The edit was constructive in the sense that it did not delete unfavorable information from the page. At least, not all that unfavorable. For example, they changed
Finally in 2002 he was elected once again after running unopposed.
to
Finally in 2002 he was elected once again.
which it's debatable whether this is even the right phrasing, but there is no question they removed (what may or may not be relevant) context.
However, I am not sure why adding material from his official bio is "constructive" when Wikipedia explicitly forbids plagiarism. Using information from the bio would be one thing, if there was at least a citation. Instead, are a few examples from what they added:
In Congress, Rubén Hinojosa is regarded as a champion for the disadvantaged and has distinguished himself as a strong advocate for education, housing and economic development. His primary goal in Congress has been to reduce the chronic unemployment rate in regions of the district.
And:
As chairman of the Education Task Force for the Congressional Hispanic Caucus, Congressman Hinojosa ensures that federal education policy never loses sight of the youngest and fastest growing population in the country - Hispanic Americans.
And:
On the House Financial Services Committee, Congressman Hinojosa is widely recognized as a leader on issues affecting the underserved, from banking to housing.

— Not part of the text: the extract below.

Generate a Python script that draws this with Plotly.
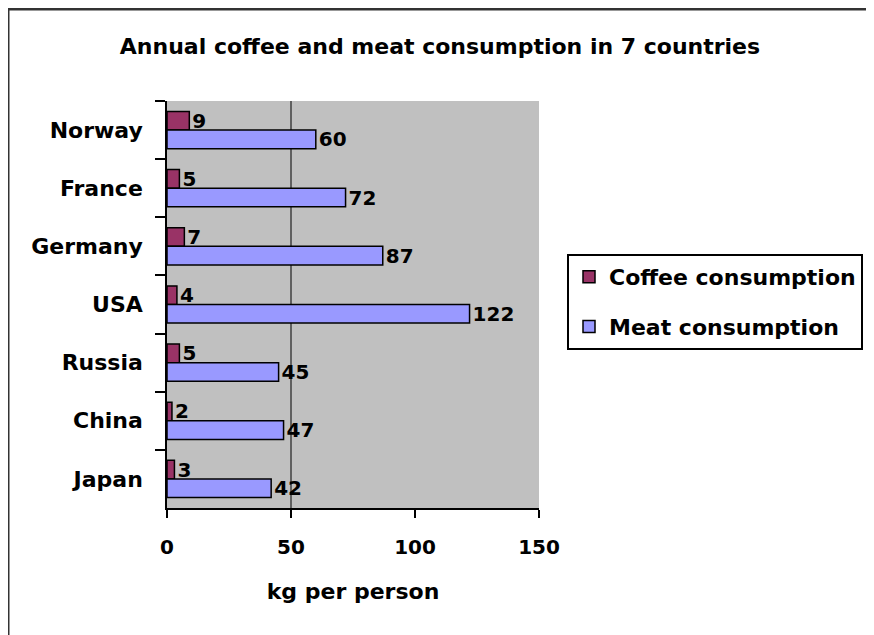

Favorable impressions of a subject can be attributed to independent observers, but it should never presented as a true-because-Wikipedia-said-so fact. Yet as Treviño noticed, it has largely remained intact in the year-and-change since. In fact, one editor did stop by a few days later to clean it up, but only slightly.
A partisan job? Probably not -- that editor was a retired aviation engineer from Bristol, England. Nevertheless, it's worth asking whether a Republican congressional staffer making these kind of mistakes would have received the same benefit of the doubt? If one takes into account the case of former Rep. Gil Gutknecht (R-Minn.), whose staff was caught in mid-2006 making similar changes to his Wikipedia bio, this seems unlikely. Then again, the staff of former Rep. Marty Meehan (D-Mass.) was called out for doing something similar earlier that year, so the answer is not so simple.
The bottom line here is that Rep. Hinojosa's page needs some major work to bring it back in line with Wikipedia standards. If nobody gets to it soon -- and in fact the page has remained unedited for two months now -- I may just have to get in there and fix it myself.